14. The impugned rule as earlier pointed out by me is not clear as to whether the affixture or the proclamation shall be carried out in the presence of the Village Administrative Officer, whose certificate the auctioneer should obtain obviously in proof of such affixture or proclamation. But, in the counter affidavit, it is stated that it is up to the pawn broker, and the auctioneer to see that there are no deviations in the procedure prescribed and the auctioneer cannot hope to enlist the help of administrative machinery in the observance of procedural formality for a sale other than that of issuing a certificate of proclamation and that this procedure is the procedure prescribed for the 'service' of notices and it is in accordance with the sub-rule (2) of Rule 54 and Order 21 CPC 1908, and is not a peculiarity under the Pawn Brokers Act alone. Thus, it is made clear at the instance of the respondents that the officer whose certificate the auctioneer shall obtain, need not be present when either the affixture or proclamation was done. I fail to understand as to how the pawn broker or the auctioneer could persuade the Officer concerned to believe that that either the affixture or proclamation was duly effected before the officer is called upon to issue the certificate and as to how the officer concerned could be satisfied that there was such affixture or proclamation. If so, are not the pawn brokers or auctioneers left at the mercy of the officer concerned? Would this really advance the interest of the pawner, is a querry which cannot be certainly answered in the affirmative.

15. What has been decided in P. V. Sivarajan v. Union of India, : AIR1959SC556 cited by the learned Advocate General is that (para 7):-

'Control and regulation of any trade, though reasonable within the meaning of Art. 19 sub-Art. (6), may in some cases lead to hardship to some persons carrying on the said trade or business if they are unable to satisfy the requirements of the regulatory rules or provisions validly introduced; but once it is conceded that regulation of the trade and its control are justified in the public interest, it would not be open to a person who fails to satisfy the rules or regulations to invoke his fundamental right under Art. 19(g) and challenge the validity of the regulation or rule in question. Hence the challenge to the validity of the rules on the ground of Art. 19 of the Constitution must fail.'

The restrictions that were imposed on the person carrying on coir industry is that he should satisfy not only quantitative but qualitative test and that it would obviously be for the rule making authority to decide which test would meet the requirements of public interest and what method would be most expedient in controlling the industry for the national good. I fail to understand as to how the ratio in that case is attracted to the instant case. In the instant case, as already pointed out by me, the State can call upon either the pawn broker or the auctioneer to pay the requisite charges so that either affixture or proclamation is done. It is also necessary that the rule should make it clear that such expenses would be recoverable by the pawn broker or the auctioneer from the pawner or from the sale proceeds. But that is not what all the impugned rule requires.

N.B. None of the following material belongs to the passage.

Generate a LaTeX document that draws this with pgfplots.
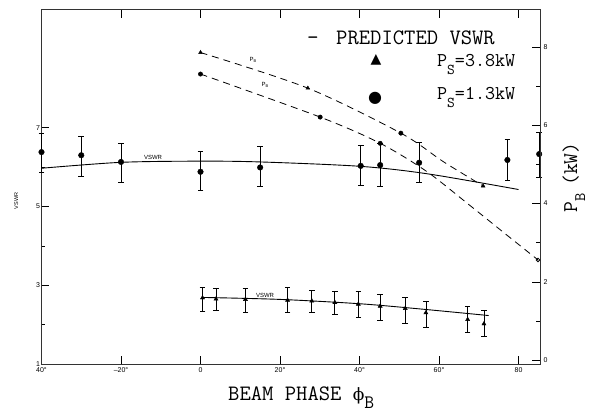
\documentclass[border=0pt]{standalone}
\usepackage{pgfplots}
\pgfplotsset{compat=1.18}
\usepackage{fontspec}
\setmainfont{Liberation Serif}
\newfontfamily\sans{Liberation Sans}
\newfontfamily\dejavu{DejaVu Sans}
\newfontfamily\dserif{DejaVu Serif}

\begin{document}
\begin{tikzpicture}
\path[use as bounding box] (0pt,0pt) rectangle (595pt,413pt);
\begin{axis}[
  at={(41.5pt,49pt)}, anchor=south west,
  scale only axis, width=498.5pt, height=354.5pt,
  xmin=-40, xmax=85.4, ymin=1, ymax=10,
  clip=false,
  axis line style={black!80, line width=0.5pt},
  tick align=inside,
  major tick length=8pt, minor tick length=4pt,
  xtick={-40,-20,0,20,40,60,80},
  xticklabels={40°,–20°,0,20°,40°,60°,80},
  xtick pos=both, xticklabel pos=left,
  ytick={1,3,5,7}, minor ytick={2,4,6},
  ytick pos=left,
  tick style={black, line width=0.5pt},
  ticklabel style={font=\sans\fontsize{7}{7}\selectfont},
  yticklabel style={xshift=2pt},
  /pgf/number format/assume math mode=true,
]
% predicted VSWR curves
\addplot[smooth, line width=0.9pt] coordinates {(-40,5.97) (-20,6.12) (0,6.15) (15,6.13) (40,6.02) (57,5.83) (80,5.43)};
\addplot[smooth, line width=0.9pt] coordinates {(0.5,2.69) (20,2.64) (40,2.53) (55,2.40) (72.5,2.23)};
% measured VSWR, P_S = 1.3 kW
\addplot[only marks, mark=*, mark size=2.8pt, black,
  error bars/.cd, y dir=both, y explicit, error mark=|,
  error bar style={line width=0.8pt},
  error mark options={black, mark size=2.8pt, line width=0.8pt}]
  coordinates {
  (-40,6.38) += (0,0.48) -= (0,0.51)
  (-30,6.30) += (0,0.49) -= (0,0.53)
  (-20,6.13) += (0,0.48) -= (0,0.51)
  (0,5.88) += (0,0.53) -= (0,0.48)
  (15,5.99) += (0,0.53) -= (0,0.49)
  (40.3,6.03) += (0,0.52) -= (0,0.50)
  (45.2,6.05) += (0,0.56) -= (0,0.53)
  (55,6.11) += (0,0.51) -= (0,0.51)
  (77.2,6.18) += (0,0.51) -= (0,0.51)
  (85.2,6.33) += (0,0.54) -= (0,0.58)
  };
% measured VSWR, P_S = 3.8 kW
\addplot[only marks, mark=triangle*, mark size=2.4pt, black,
  error bars/.cd, y dir=both, y explicit, error mark=|,
  error bar style={line width=0.8pt},
  error mark options={black, mark size=2.8pt, line width=0.8pt}]
  coordinates {
  (0.5,2.68) += (0,0.27) -= (0,0.35)
  (3.9,2.65) += (0,0.28) -= (0,0.30)
  (11.3,2.64) += (0,0.29) -= (0,0.32)
  (21.9,2.62) += (0,0.32) -= (0,0.30)
  (28,2.60) += (0,0.28) -= (0,0.30)
  (33.8,2.56) += (0,0.29) -= (0,0.29)
  (39.7,2.52) += (0,0.32) -= (0,0.33)
  (45.2,2.47) += (0,0.29) -= (0,0.37)
  (51.5,2.41) += (0,0.27) -= (0,0.37)
  (56.7,2.30) += (0,0.28) -= (0,0.37)
  (67.2,2.13) += (0,0.34) -= (0,0.32)
  (71.3,2.02) += (0,0.35) -= (0,0.31)
  };
\end{axis}
\begin{axis}[
  at={(41.5pt,49pt)}, anchor=south west,
  scale only axis, width=498.5pt, height=354.5pt,
  xmin=-40, xmax=85.4, ymin=-0.1, ymax=8.96,
  clip=false,
  axis x line=none, axis y line*=right,
  axis line style={black!80, line width=0.5pt},
  tick align=inside,
  major tick length=8pt, minor tick length=4pt,
  ytick={0,2,4,6,8}, minor ytick={1,3,5,7},
  tick style={black, line width=0.5pt},
  ticklabel style={font=\sans\fontsize{7}{7}\selectfont},
  /pgf/number format/assume math mode=true,
]
% predicted beam power P_B
\addplot[smooth, line width=0.8pt, dash pattern=on 7pt off 5pt] coordinates {(0,7.86) (27,6.95) (50.4,5.80) (61.1,5.07) (71.1,4.45)};
\addplot[smooth, line width=0.8pt, dash pattern=on 7pt off 5pt] coordinates {(0,7.31) (30.1,6.21) (45.2,5.54) (56.9,4.82) (67.8,3.95) (77,3.2) (84.9,2.56)};
\addplot[only marks, mark=triangle*, mark size=2.2pt, black] coordinates {(0,7.86) (27,6.95) (71.1,4.45)};
\addplot[only marks, mark=*, mark size=2.2pt, black] coordinates {(50.4,5.80) (0,7.31) (30.1,6.21) (45.2,5.54)};
\addplot[only marks, mark=o, mark size=1.8pt, black, line width=0.8pt] coordinates {(84.9,2.56)};
\end{axis}
% legend
\node[anchor=base west, inner sep=0pt, font=\ttfamily\fontsize{22.5}{22.5}\selectfont] at (307pt,368pt) {-};
\node[anchor=base west, inner sep=0pt, font=\ttfamily\fontsize{22}{22}\selectfont] at (336pt,368pt) {PREDICTED VSWR};
\node[inner sep=0pt, font=\dejavu\fontsize{14}{14}\selectfont] at (376pt,353pt) {▲};
\node[inner sep=0pt, font=\dejavu\fontsize{16}{16}\selectfont] at (375pt,315pt) {●};
\node[anchor=base west, inner sep=0pt, font=\ttfamily\fontsize{19.5}{19.5}\selectfont] at (437pt,346.3pt) {P\raisebox{-8pt}{\fontsize{15}{15}\selectfont S}=3.8kW};
\node[anchor=base west, inner sep=0pt, font=\ttfamily\fontsize{19.5}{19.5}\selectfont] at (437pt,313pt) {P\raisebox{-8pt}{\fontsize{15}{15}\selectfont S}=1.3kW};
% axis titles
\node[anchor=base west, inner sep=0pt, font=\ttfamily\fontsize{22}{22}\selectfont] at (228pt,12.5pt) {BEAM PHASE {\dserif\fontsize{17}{17}\selectfont ϕ}\raisebox{-8pt}{\fontsize{19}{19}\selectfont B}};
\node[anchor=base west, rotate=90, inner sep=0pt, font=\ttfamily\fontsize{21}{21}\selectfont] at (577pt,200pt) {P\raisebox{-8pt}{\fontsize{16}{16}\selectfont B}\hspace{8pt}(kW)};
\node[anchor=base, rotate=90, inner sep=0pt, font=\sans\fontsize{5.5}{5.5}\selectfont] at (18pt,212pt) {VSWR};
% curve labels
\node[inner sep=0pt, font=\sans\fontsize{6}{6}\selectfont] at (153pt,256pt) {VSWR};
\node[inner sep=0pt, font=\sans\fontsize{6}{6}\selectfont] at (265pt,118pt) {VSWR};
\node[inner sep=0pt, font=\sans\fontsize{6}{6}\selectfont] at (253pt,353pt) {P\raisebox{-1.5pt}{\fontsize{4}{4}\selectfont B}};
\node[inner sep=0pt, font=\sans\fontsize{6}{6}\selectfont] at (265pt,328pt) {P\raisebox{-1.5pt}{\fontsize{4}{4}\selectfont B}};
\end{tikzpicture}
\end{document}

On the other hand, I am to reiterate that a machinery as such has to be maintained by the pawn broker or the auctioneer so that the affixture or proclamation could be effected.

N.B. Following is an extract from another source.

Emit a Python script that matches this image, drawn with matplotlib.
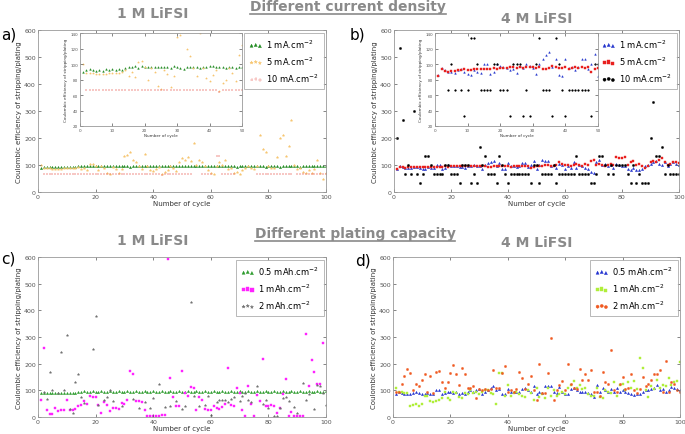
import numpy as np
import matplotlib.pyplot as plt
from matplotlib.lines import Line2D

nan = np.nan
cycles = np.arange(1, 101)

# (a) 1 M LiFSI, different current density
a_1mA = [90, 92, 93, 92, 91, 92, 91, 93, 92, 93,
         92, 93, 92, 95, 96, 96, 97, 95, 98, 96,
         96, 96, 96, 96, 96, 96, 96, 95, 97, 96,
         95, 94, 96, 96, 96, 96, 95, 96, 96, 97,
         98, 96, 96, 96, 95, 96, 96, 95, 96, 96,
         95, 96, 97, 96, 96, 95, 96, 96, 95, 96,
         96, 95, 96, 96, 95, 96, 96, 95, 92, 96,
         95, 98, 96, 96, 95, 96, 96, 95, 92, 96,
         95, 96, 95, 94, 96, 96, 97, 96, 95, 96,
         93, 96, 95, 96, 96, 95, 96, 95, 96, 97]
a_5mA = [100, 89, 88, 88, 87, 87, 87, 87, 88, 88,
         88, 89, 90, 92, 85, 90, 83, 102, 104, 96,
         80, 95, 90, 72, 68, 92, 87, 70, 85, 135,
         138, 150, 120, 110, 95, 85, 140, 95, 82, 78,
         86, 92, 65, 75, 80, 95, 88, 78, 111, 125,
         120, 128, 115, 180, 100, 120, 110, 95, 80, 70,
         65, 95, 110, 100, 120, 85, 90, 70, 75, 68,
         80, 90, 95, 88, 85, 95, 210, 160, 150, 95,
         90, 88, 130, 200, 210, 135, 170, 265, 100, 85,
         90, 75, 70, 80, 72, 85, 120, 70, 50, 70]
a_10mA = [nan, 66, 66, 66, 66, 66, 66, 66, 66, 66,
          66, 66, 66, 66, 66, 66, 66, 66, 66, 66,
          66, 66, 66, 66, 66, 66, 66, 66, 66, 66,
          66, 66, 66, 66, 66, 66, 66, 66, 66, 66,
          66, 66, 64, 66, 66, 66, 66, 66, 66, 66,
          66, 66, 66, nan, nan, nan, 66, 66, 66, 66,
          nan, 133, 133, 66, 66, 66, 66, 66, nan, nan,
          nan, nan, nan, nan, nan, 66, 66, 66, 66, 66,
          66, 66, 66, 66, 66, 66, 66, 66, nan, 66,
          66, 66, 66, 66, 66, 66, 66, 66, 66, 66]

# (b) 4 M LiFSI, different current density
b_1mA = [86, 95, 92, 90, 90, 88, 92, 93, 90, 87,
         86, 92, 90, 88, 100, 100, 87, 90, 100, 97,
         96, 95, 92, 93, 88, 97, 95, 100, 98, 95,
         87, 100, 107, 112, 115, 96, 106, 86, 85, 106,
         95, 96, 92, 96, 107, 106, 93, 100, 113, 85,
         100, 118, 115, 116, 95, 100, 90, 105, 100, 85,
         95, 88, 110, 90, 100, 95, 90, 85, 75, 72,
         110, 120, 100, 105, 95, 100, 90, 105, 100, 95,
         95, 85, 80, 90, 80, 82, 85, 95, 100, 105,
         110, 115, 105, 100, 110, 95, 105, 110, 105, 100]
b_5mA = [85, 93, 91, 90, 91, 91, 92, 92, 93, 92,
         92, 93, 93, 93, 94, 94, 94, 95, 94, 95,
         95, 95, 96, 96, 95, 96, 95, 96, 96, 96,
         95, 96, 94, 93, 95, 97, 96, 95, 95, 96,
         94, 95, 96, 95, 96, 95, 96, 90, 93, 95,
         96, 98, 100, 100, 98, 95, 100, 110, 105, 100,
         100, 95, 100, 105, 100, 95, 105, 100, 115, 120,
         100, 105, 100, 95, 100, 105, 100, 130, 125, 125,
         130, 100, 110, 115, 100, 105, 95, 90, 95, 110,
         115, 110, 120, 125, 110, 100, 105, 110, 110, 108]
b_10mA = [200, 533, 267, 67, 100, 67, 300, 67, 33, 67,
          133, 133, 100, 67, 67, 67, 67, 100, 100, 67,
          67, 67, 33, 100, 100, 100, 33, 67, 33, 167,
          100, 133, 67, 67, 67, 33, 133, 100, 67, 33,
          67, 67, 67, 67, 67, 67, 67, 33, 100, 100,
          33, 67, 67, 67, 67, 100, 33, 67, 67, 67,
          67, 67, 67, 133, 67, 67, 67, 67, 33, 33,
          67, 133, 133, 100, 67, 100, 67, 100, 100, 100,
          100, 67, 33, 100, 33, 67, 33, 33, 33, 200,
          333, 133, 133, 167, 67, 100, 67, 67, 67, 67]

# (c) 1 M LiFSI, different plating capacity
c_05 = [90, 90, 91, 90, 91, 91, 90, 91, 91, 90,
        91, 91, 90, 95, 95, 96, 95, 95, 96, 95,
        95, 96, 95, 95, 96, 95, 95, 96, 95, 95,
        96, 95, 95, 96, 95, 95, 96, 95, 95, 96,
        95, 95, 96, 95, 95, 96, 95, 95, 96, 95,
        95, 96, 95, 95, 96, 95, 95, 96, 95, 95,
        96, 95, 95, 96, 95, 95, 96, 95, 95, 96,
        95, 95, 96, 95, 95, 96, 95, 95, 96, 95,
        95, 96, 95, 95, 96, 95, 95, 96, 95, 95,
        96, 95, 95, 96, 95, 95, 96, 95, 95, 96]
c_1 = [65, 259, 27, 11, 12, 35, 22, 27, 27, 65,
       27, 27, 31, 40, 46, 60, 47, 77, 75, 75,
       44, 15, 56, 44, 21, 35, 35, 31, 52, 50,
       65, 173, 160, 60, 60, 56, 25, 5, 5, 5,
       5, 5, 6, 7, 591, 147, 75, 40, 40, 174,
       91, 77, 112, 108, 27, 75, 62, 31, 25, 25,
       40, 35, 31, 37, 50, 183, 46, 40, 110, 91,
       25, 5, 118, 47, 5, 81, 60, 217, 40, 40,
       44, 40, 15, 34, 85, 143, 5, 18, 5, 5,
       5, 5, 311, 118, 212, 168, 125, 125, 276, nan]
c_2 = [nan, 95, 67, 167, 100, nan, 90, 242, 100, 306,
       30, 15, 133, 163, 75, 52, nan, nan, 255, 380,
       45, nan, 65, 75, 100, 60, nan, nan, 40, nan,
       nan, nan, 68, nan, 35, nan, 55, nan, 35, 70,
       nan, 122, nan, 38, nan, 40, nan, 60, nan, 30,
       40, nan, 432, 80, nan, 40, nan, 45, 80, 8,
       nan, 55, 65, 65, 65, 55, 68, 75, nan, 60,
       80, 90, 65, 55, nan, 118, nan, 50, 65, 35,
       nan, 5, 5, 35, 70, 75, 60, nan, 37, 15,
       nan, 127, 65, 85, nan, 30, 120, 115, 90, 45]

# (d) 4 M LiFSI, different plating capacity
d_05 = [85, 92, 90, 88, 88, 87, 90, 92, 90, 88,
        85, 90, 88, 88, 100, 100, 85, 90, 95, 92,
        90, 92, 88, 90, 88, 95, 100, 95, 100, 105,
        88, 95, 100, 110, 115, 100, 105, 85, 88, 105,
        95, 92, 95, 95, 105, 110, 100, 95, 115, 85,
        95, 90, 118, 115, 115, 95, 90, 112, 95, 88,
        85, 105, 110, 100, 95, 92, 95, 90, 85, 75,
        120, 95, 110, 100, 95, 105, 92, 110, 95, 100,
        92, 90, 85, 82, 85, 88, 92, 100, 100, 105,
        110, 120, 100, 105, 95, 100, 112, 110, 105, 100]
d_1 = [110, 95, 92, 90, 90, 40, 45, 48, 42, 50,
       78, 78, 60, 55, 60, 65, 70, 95, 72, 65,
       95, 90, 75, 72, 90, 85, 100, 90, 95, 85,
       95, 100, 100, 90, 85, 50, 165, 165, 80, 120,
       80, 90, 95, 85, 80, 75, 100, 90, 65, 110,
       75, 85, 70, 110, 80, 100, 80, 85, 95, 85,
       110, 120, 135, 110, 120, 105, 110, 85, 80, 80,
       110, 75, 70, 100, 95, 90, 130, 80, 120, 125,
       100, 130, 110, 135, 105, 220, 185, 100, 75, 115,
       105, 140, 110, 120, 115, 145, 120, 130, 135, 205]
d_2 = [95, 95, 125, 155, 180, 165, 100, 125, 115, 140,
       160, 95, 155, 90, 170, 172, 130, 110, 130, 165,
       195, 160, 120, 185, 160, 110, 110, 115, 70, 105,
       100, 105, 100, 105, 175, 110, 110, 165, 190, 95,
       100, 95, 105, 170, 145, 105, 125, 155, 100, 65,
       200, 90, 90, 165, 295, 65, 100, 120, 135, 100,
       200, 125, 110, 105, 180, 140, 160, 140, 175, 95,
       95, 80, 170, 130, 125, 250, 100, 95, 125, 150,
       105, 110, 160, 100, 90, 105, 150, 115, 125, 140,
       160, 160, 175, 95, 210, 95, 130, 125, 100, 95]

W, H = 685, 435
GRAY = '#8a8a8a'


def rect(l, t, r, b):
    return [l / W, 1 - b / H, (r - l) / W, (b - t) / H]


def style_axes(ax, fs=4.5, label_fs=5):
    for s in ax.spines.values():
        s.set_color('#999999')
        s.set_linewidth(0.6)
    ax.tick_params(direction='in', labelsize=fs, colors='#555555', length=2,
                   width=0.5, top=True, right=True, pad=1.5)
    ax.set_xlabel('Number of cycle', fontsize=label_fs, color='#333333', labelpad=1)
    ax.set_ylabel('Coulombic efficiency of stripping/plating', fontsize=label_fs,
                  color='#333333', labelpad=1.5)


def main_panel(ax, series):
    for y, lab, c, m, ms in series:
        ax.scatter(cycles, y, s=ms, marker=m, color=c, label=lab, linewidths=0.3)
    ax.set_xlim(0, 100)
    ax.set_ylim(0, 600)
    ax.set_xticks([0, 20, 40, 60, 80, 100])
    ax.set_yticks([0, 100, 200, 300, 400, 500, 600])
    style_axes(ax)
    leg = ax.legend(loc='upper right', fontsize=6, scatterpoints=3, fancybox=False,
                    borderaxespad=0.3, handletextpad=0.4, labelspacing=0.55,
                    borderpad=0.6, markerscale=1.4, handlelength=1.6)
    leg.get_frame().set_edgecolor('#999999')
    leg.get_frame().set_linewidth(0.6)


def inset_panel(ax, series):
    for y, lab, c, m, ms in series:
        ax.scatter(cycles[:50], y[:50], s=ms * 0.6, marker=m, color=c, linewidths=0.3)
    ax.set_xlim(0, 50)
    ax.set_ylim(20, 140)
    ax.set_xticks([0, 10, 20, 30, 40, 50])
    ax.set_yticks([20, 40, 60, 80, 100, 120, 140])
    style_axes(ax, fs=3, label_fs=3)


fig = plt.figure(figsize=(W / 100, H / 100), dpi=100)

ser_a = [(a_1mA, '1 mA.cm$^{-2}$', '#1f8a1f', '^', 2.5),
         (a_5mA, '5 mA.cm$^{-2}$', '#f7c46c', '*', 3),
         (a_10mA, '10 mA.cm$^{-2}$', '#ee7b74', '+', 3)]
ser_b = [(b_1mA, '1 mA.cm$^{-2}$', '#2233cc', '^', 2.5),
         (b_5mA, '5 mA.cm$^{-2}$', '#e8201e', 's', 2.5),
         (b_10mA, '10 mA.cm$^{-2}$', '#000000', 'o', 2.5)]
ser_c = [(c_05, '0.5 mAh.cm$^{-2}$', '#2a9a2a', '^', 2.5),
         (c_1, '1 mAh.cm$^{-2}$', '#ff22ff', 's', 3),
         (c_2, '2 mAh.cm$^{-2}$', '#6e6e6e', '*', 3)]
ser_d = [(d_05, '0.5 mAh.cm$^{-2}$', '#2030d0', '^', 2.5),
         (d_1, '1 mAh.cm$^{-2}$', '#b0ee3a', 's', 2.5),
         (d_2, '2 mAh.cm$^{-2}$', '#f05a22', 'h', 3)]

ax_a = fig.add_axes(rect(38, 31, 326, 193))
main_panel(ax_a, ser_a)
ax_b = fig.add_axes(rect(394, 31, 679, 193))
main_panel(ax_b, ser_b)
ax_c = fig.add_axes(rect(38, 258, 326, 418))
main_panel(ax_c, ser_c)
ax_d = fig.add_axes(rect(393, 258, 680, 418))
main_panel(ax_d, ser_d)

in_a = fig.add_axes(rect(80, 34, 242, 127))
inset_panel(in_a, ser_a)
in_b = fig.add_axes(rect(435, 34, 598, 127))
inset_panel(in_b, ser_b)

# titles
for x, y, s in [(153, 14, '1 M LiFSI'), (537, 19, '4 M LiFSI'),
                (153, 241, '1 M LiFSI'), (537, 243, '4 M LiFSI')]:
    fig.text(x / W, 1 - y / H, s, ha='center', va='center', fontsize=10,
             fontweight='bold', color=GRAY)

heads = []
for x, y, s in [(348, 7, 'Different current density'),
                (355, 234, 'Different plating capacity')]:
    heads.append(fig.text(x / W, 1 - y / H, s, ha='center', va='center', fontsize=10,
                          fontweight='bold', color=GRAY))

for x, y, s in [(1, 35, 'a)'), (350, 35, 'b)'), (1, 259, 'c)'), (355, 261, 'd)')]:
    fig.text(x / W, 1 - y / H, s, ha='left', va='center', fontsize=11, color='black')

fig.canvas.draw()
for t in heads:
    bb = t.get_window_extent()
    yline = bb.y0 - 0.5
    fig.add_artist(Line2D([bb.x0 / W, bb.x1 / W], [yline / H, yline / H],
                          transform=fig.transFigure, color=GRAY, lw=1.2))

fig.savefig('out.png', dpi=100)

16. In the interest of promoting the welfare of the pawner, the rule in my considered opinion shall not impose an undue burden or undue hardship to the pawn broker or the auctioneer. Hence, the rule shall be construed as imposing unreasonable restrictions on the right of the pawn broker or the auctioneer to carry on that trade or occupation. My above approach will apply with a greater force to cases where the pawners happens to be residents of outside State other than Tamil Nadu.

17. In the result the writ petition succeeds and the impugned rule in so far as it related to affixture, proclamation and obtaining of certificate is hereby quashed as an unreasonable restriction on the petitioner's right to trade or occupation guaranteed under Art. 19(g) of the Constitution. There will be no order as to costs.